FL: Why does FinTech Sandbox specifically work with mostly early-stage startups?
Fryer: When you’re a fintech or startup in general just starting out, and all you want to do is test a feature or train a model before it goes live, you can easily run out of cash before you even get a chance to go live. You’re just in the testing phase, and you’ve already run out of cash. The vast majority of our startups are in that early stage life cycle. We usually see bootstrap and seed are our two concentrations of fundraising buckets.

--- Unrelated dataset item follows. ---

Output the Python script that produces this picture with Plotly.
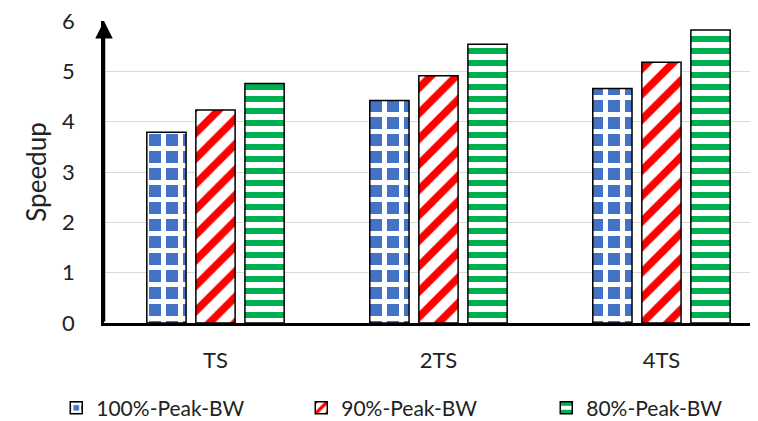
import plotly.graph_objects as go

categories = ["TS", "2TS", "4TS"]
series_names = ["100%-Peak-BW", "90%-Peak-BW", "80%-Peak-BW"]
peak100 = [3.79, 4.42, 4.66]
peak90 = [4.23, 4.91, 5.18]
peak80 = [4.76, 5.54, 5.82]
y_ticks = [0, 1, 2, 3, 4, 5, 6]

font_family = "Lato, Carlito, 'Open Sans', sans-serif"

fig = go.Figure()

# checkerboard-ish (blue tiles), diagonal red stripes, horizontal green stripes
styles = [
    dict(shape="+", fgcolor="white", bgcolor="#4472C4", size=17, solidity=0.5),
    dict(shape="/", fgcolor="#FF0000", bgcolor="white", size=18, solidity=0.42),
    dict(shape="-", fgcolor="#00B050", bgcolor="white", size=12, solidity=0.5),
]

for name, vals, st in zip(series_names, [peak100, peak90, peak80], styles):
    fig.add_trace(go.Bar(
        x=categories, y=vals, name=name,
        marker=dict(color="white", line=dict(color="black", width=1.5),
                    pattern=dict(fillmode="replace", **st)),
    ))

# arrow on top of the y axis
fig.add_annotation(
    x=0, xref="paper", y=6, yref="y",
    ax=0, axref="pixel", ay=0, ayref="y",
    showarrow=True, arrowhead=2, arrowsize=1.4, arrowwidth=2.5,
    arrowcolor="black", text="",
)

# page body has an 8px margin, so the figure is a bit smaller than the window
fig.update_layout(
    width=750, height=413,
    margin=dict(l=96, r=0, t=13, b=98, autoexpand=False),
    paper_bgcolor="white", plot_bgcolor="white",
    font=dict(family=font_family, size=22, color="#222222"),
    barmode="group", bargap=0.34, bargroupgap=0.2,
    showlegend=True,
    legend=dict(orientation="h", x=-0.073, xanchor="left", y=-0.282, yanchor="middle",
                font=dict(size=21), itemwidth=30, entrywidth=200,
                entrywidthmode="pixels", traceorder="normal"),
    xaxis=dict(range=[-0.5, 2.433], showline=True, linecolor="black", linewidth=2.5,
               showgrid=False, ticks="", ticklabelstandoff=16, automargin=False),
    yaxis=dict(range=[0, 6], tickvals=y_ticks, showline=True, linecolor="black",
               linewidth=2.5, showgrid=True, gridcolor="#d9d9d9", gridwidth=1,
               zeroline=False, ticks="", ticklabelstandoff=22, automargin=False,
               ticklabeloverflow="allow",
               title=dict(text="Speedup", standoff=8)),
)

fig.write_html("out.html")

When you think about it from that perspective, on the bootstrap side, you have these companies that have raised no money and they need access to data to build out their products. On the seed stage [side], you have those who have raised a bit of money, and now they need access to data to actually get to launch or to do early testing of a new feature. Maybe it’s their second iteration after they’ve gone live. That’s why we focus on that end of the spectrum. We don’t want companies to waste their cash or their early fundraising just trying to get their product to market. They have much better uses for that cash, like hiring a team.
FL: What opportunities are you seeing in the fintech space?
Fryer: One area that I think will be really big is consumer fintech. I do think we’re going to see a bigger leaning towards the B2C side or at least B2B2C, whether it be on banking, payments or lending. Enterprise fintech has been a big driver over the past few years. But now consumer and personal finance are going to start to become bigger focuses once again, as we start thinking about just how payments and banking tools better fit into modern lifestyles.
Then the second piece is small business solutions. It’s no secret that small businesses took a big hit this past year. The ones that survived so far are ones that were able to easily create a digital presence, or were able to quickly spin one up. We’ll see a lot more back end infrastructure and technology to allow small businesses to go digital and also hopefully some better lending and capital options when it comes to small businesses.
This Q&A has been edited to read clearly and concisely.